Begin Source material

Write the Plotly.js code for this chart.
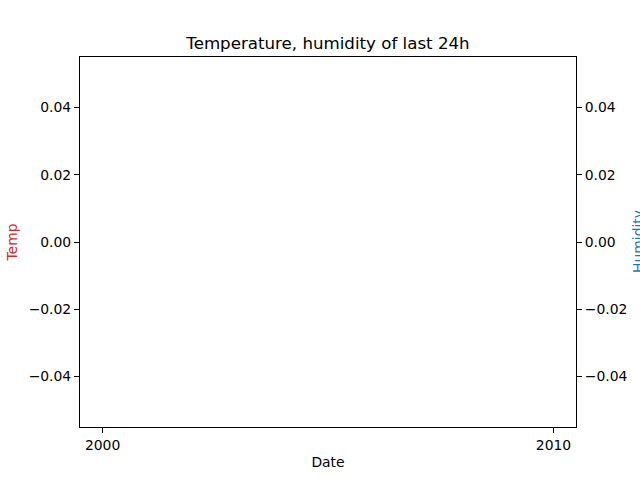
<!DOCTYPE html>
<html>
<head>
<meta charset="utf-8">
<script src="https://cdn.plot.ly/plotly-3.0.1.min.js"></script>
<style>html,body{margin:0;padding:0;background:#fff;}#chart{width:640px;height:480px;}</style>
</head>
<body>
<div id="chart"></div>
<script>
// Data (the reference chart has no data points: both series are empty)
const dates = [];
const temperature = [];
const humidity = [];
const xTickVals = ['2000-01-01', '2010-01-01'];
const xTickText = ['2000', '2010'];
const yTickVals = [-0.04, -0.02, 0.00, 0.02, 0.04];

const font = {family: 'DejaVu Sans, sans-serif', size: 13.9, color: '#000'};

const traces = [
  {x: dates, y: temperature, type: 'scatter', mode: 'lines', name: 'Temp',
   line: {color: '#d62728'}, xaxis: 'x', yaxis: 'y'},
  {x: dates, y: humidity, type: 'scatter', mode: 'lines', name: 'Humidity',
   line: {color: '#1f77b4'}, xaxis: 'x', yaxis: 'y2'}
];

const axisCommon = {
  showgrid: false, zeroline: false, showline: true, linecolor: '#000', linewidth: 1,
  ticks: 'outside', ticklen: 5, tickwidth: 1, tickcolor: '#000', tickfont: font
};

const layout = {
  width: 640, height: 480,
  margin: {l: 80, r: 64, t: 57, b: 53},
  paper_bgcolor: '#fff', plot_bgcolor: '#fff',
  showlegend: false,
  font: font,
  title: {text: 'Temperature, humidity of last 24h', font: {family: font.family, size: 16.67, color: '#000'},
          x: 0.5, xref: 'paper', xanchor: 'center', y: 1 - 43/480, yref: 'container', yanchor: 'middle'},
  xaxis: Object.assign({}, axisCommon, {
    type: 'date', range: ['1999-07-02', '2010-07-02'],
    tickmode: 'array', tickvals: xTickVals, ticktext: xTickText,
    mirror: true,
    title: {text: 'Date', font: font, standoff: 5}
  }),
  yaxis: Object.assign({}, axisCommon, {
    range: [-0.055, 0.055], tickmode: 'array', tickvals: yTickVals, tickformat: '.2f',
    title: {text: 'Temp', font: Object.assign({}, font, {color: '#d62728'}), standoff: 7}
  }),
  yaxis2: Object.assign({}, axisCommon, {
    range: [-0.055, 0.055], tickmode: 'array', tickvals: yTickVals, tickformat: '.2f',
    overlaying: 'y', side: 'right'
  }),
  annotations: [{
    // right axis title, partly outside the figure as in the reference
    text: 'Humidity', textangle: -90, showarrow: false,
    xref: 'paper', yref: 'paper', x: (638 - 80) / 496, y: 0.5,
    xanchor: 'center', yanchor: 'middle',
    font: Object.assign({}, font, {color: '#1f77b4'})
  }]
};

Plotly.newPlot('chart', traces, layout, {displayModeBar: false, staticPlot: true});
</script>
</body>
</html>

End Source material

*Required task*:
Return each line exactly as written. Any picture gets left out.

*Exercise answer*:
Write the Plotly.js code for this chart.
<!DOCTYPE html>
<html>
<head>
<meta charset="utf-8">
<script src="https://cdn.plot.ly/plotly-3.0.1.min.js"></script>
<style>html,body{margin:0;padding:0;background:#fff;}#chart{width:640px;height:480px;}</style>
</head>
<body>
<div id="chart"></div>
<script>
// Data (the reference chart has no data points: both series are empty)
const dates = [];
const temperature = [];
const humidity = [];
const xTickVals = ['2000-01-01', '2010-01-01'];
const xTickText = ['2000', '2010'];
const yTickVals = [-0.04, -0.02, 0.00, 0.02, 0.04];

const font = {family: 'DejaVu Sans, sans-serif', size: 13.9, color: '#000'};

const traces = [
  {x: dates, y: temperature, type: 'scatter', mode: 'lines', name: 'Temp',
   line: {color: '#d62728'}, xaxis: 'x', yaxis: 'y'},
  {x: dates, y: humidity, type: 'scatter', mode: 'lines', name: 'Humidity',
   line: {color: '#1f77b4'}, xaxis: 'x', yaxis: 'y2'}
];

const axisCommon = {
  showgrid: false, zeroline: false, showline: true, linecolor: '#000', linewidth: 1,
  ticks: 'outside', ticklen: 5, tickwidth: 1, tickcolor: '#000', tickfont: font
};

const layout = {
  width: 640, height: 480,
  margin: {l: 80, r: 64, t: 57, b: 53},
  paper_bgcolor: '#fff', plot_bgcolor: '#fff',
  showlegend: false,
  font: font,
  title: {text: 'Temperature, humidity of last 24h', font: {family: font.family, size: 16.67, color: '#000'},
          x: 0.5, xref: 'paper', xanchor: 'center', y: 1 - 43/480, yref: 'container', yanchor: 'middle'},
  xaxis: Object.assign({}, axisCommon, {
    type: 'date', range: ['1999-07-02', '2010-07-02'],
    tickmode: 'array', tickvals: xTickVals, ticktext: xTickText,
    mirror: true,
    title: {text: 'Date', font: font, standoff: 5}
  }),
  yaxis: Object.assign({}, axisCommon, {
    range: [-0.055, 0.055], tickmode: 'array', tickvals: yTickVals, tickformat: '.2f',
    title: {text: 'Temp', font: Object.assign({}, font, {color: '#d62728'}), standoff: 7}
  }),
  yaxis2: Object.assign({}, axisCommon, {
    range: [-0.055, 0.055], tickmode: 'array', tickvals: yTickVals, tickformat: '.2f',
    overlaying: 'y', side: 'right'
  }),
  annotations: [{
    // right axis title, partly outside the figure as in the reference
    text: 'Humidity', textangle: -90, showarrow: false,
    xref: 'paper', yref: 'paper', x: (638 - 80) / 496, y: 0.5,
    xanchor: 'center', yanchor: 'middle',
    font: Object.assign({}, font, {color: '#1f77b4'})
  }]
};

Plotly.newPlot('chart', traces, layout, {displayModeBar: false, staticPlot: true});
</script>
</body>
</html>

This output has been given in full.